If anything, the last month has proved that the team Shero created is on the right track — that some combination of new players, Taylor Hall’s contract distraction and John Hynes’ coaching constraints were holding back the natural flow of the team in 2019. The Devils are learning consistency, building a never-say-die attitude, and becoming offensively opportunistic. Yes, there are serious defensive flaws with the team’s construction, but defensive players are a lot easier (and cheaper) to fit into a team than offensive cohesion.

With Nico Hischier’s coming of age, the acclimation of Nikita Gusev, the initiation of Jack Hughes, and a top-5 pick arriving in June, the Devils are still well positioned to turn the corner while a quality veteran supporting cast can still be of use. Can Tom Fitzgerald keep his buddy Ray on speed dial on a burner phone, clean up the shards from Harris’ hand grenade, and engineer the delicate tango of inserting enough defensive stability and grit into the lineup for the Devil to compete for a playoff spot in 2021? Or will some new voice have his own designs on what a hockey team should look like, hire his man as coach and start another open-ended rebuild? Will the threat of more Josh Harris meddling cause the best GM candidates to hold their noses as they quickly pass by the mess?

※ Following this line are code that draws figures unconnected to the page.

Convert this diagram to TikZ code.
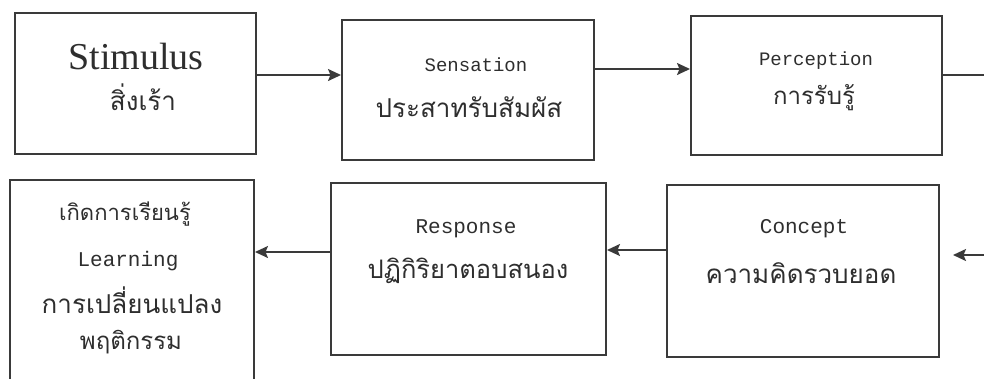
\documentclass[tikz,border=0pt]{standalone}
\usepackage{fontspec}
\usetikzlibrary{arrows.meta}
\newfontfamily\thaif[Script=Thai]{Loma}
\newfontfamily\monof{Liberation Mono}
\newfontfamily\serf{Liberation Serif}
\definecolor{ln}{HTML}{3A3A3A}
\definecolor{tx}{HTML}{2E2E2E}
\tikzset{
  box/.style={draw=ln, line width=2pt, minimum width=#1, inner sep=0pt},
  en/.style={font=\monof\fontsize{#1}{22}\selectfont, text=tx, inner sep=0pt},
  en/.default=20,
  th/.style={font=\thaif\fontsize{#1}{28}\selectfont, text=tx, inner sep=0pt},
  th/.default=26,
  arr/.style={draw=ln, line width=1.8pt, -{Stealth[length=13pt,width=12pt,inset=2.5pt]}},
}
\begin{document}
\begin{tikzpicture}[x=1pt,y=1pt]
\useasboundingbox (0,0) rectangle (984,-378);
\clip (0,0) rectangle (984,-378);
% boxes
\node[box=241pt, minimum height=141pt] (b1) at (135.5,-83.5) {};
\node[box=252pt, minimum height=140pt] (b2) at (468,-90) {};
\node[box=251pt, minimum height=139pt] (b3) at (816.5,-85.5) {};
\node[box=244pt, minimum height=220pt] (b4) at (132,-290) {};
\node[box=275pt, minimum height=172pt] (b5) at (468.5,-269) {};
\node[box=272pt, minimum height=172pt] (b6) at (803,-271) {};
% texts
\node[font=\serf\fontsize{38}{42}\selectfont, text=tx, inner sep=0pt] (t1a) at (136,-56) {Stimulus};
\node[th] (t1b) at (143,-97) {สิ่งเร้า};
\node[en=19] (t2a) at (476,-65) {Sensation};
\node[th] (t2b) at (469,-107) {ประสาทรับสัมผัส};
\node[en=19] (t3a) at (816,-61) {Perception};
\node[th=24] (t3b) at (814,-98) {การรับรู้};
\node[th=22] (t4a) at (125,-214) {เกิดการเรียนรู้};
\node[en=21] (t4b) at (128,-261) {Learning};
\node[th] (t4c) at (132,-300) {การเปลี่ยนแปลง};
\node[th=24] (t4d) at (131,-342) {พฤติกรรม};
\node[en=21] (t5a) at (466,-229) {Response};
\node[th=25.5] (t5b) at (468,-271) {ปฏิกิริยาตอบสนอง};
\node[en=21] (t6a) at (804,-229) {Concept};
\node[th] (t6b) at (801,-273) {ความคิดรวบยอด};
% connectors
\coordinate (r1) at (984,-75);
\coordinate (r2) at (984,-255);
\draw[arr] (b1.east |- 0,-75) -- (b2.west |- 0,-75);
\draw[arr] (b2.east |- 0,-69) -- (b3.west |- 0,-69);
\draw[draw=ln, line width=1.8pt] (b3.east |- r1) -- (r1);
\draw[arr] (r2) -- ([xshift=13pt]b6.east |- r2);
\draw[arr] (b6.west |- 0,-250) -- (b5.east |- 0,-250);
\draw[arr] (b5.west |- 0,-252) -- (b4.east |- 0,-252);
\end{tikzpicture}
\end{document}
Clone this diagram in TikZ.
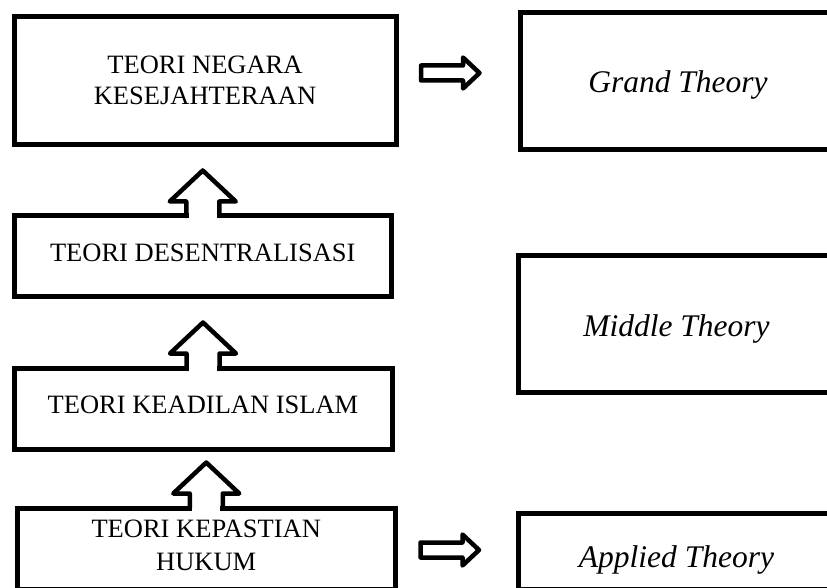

Of course, these questions will have no answers for the time being. The only thing certain is that the odds that the Devils’ tender but talented young team can be steered and cajoled into an upper-echelon NHL squad are considerably worse now than they were before Josh Harris made like Jerry Jones and sent the dedicated, experienced, and professional Shero on his way.

Good luck finding another manager as skilled.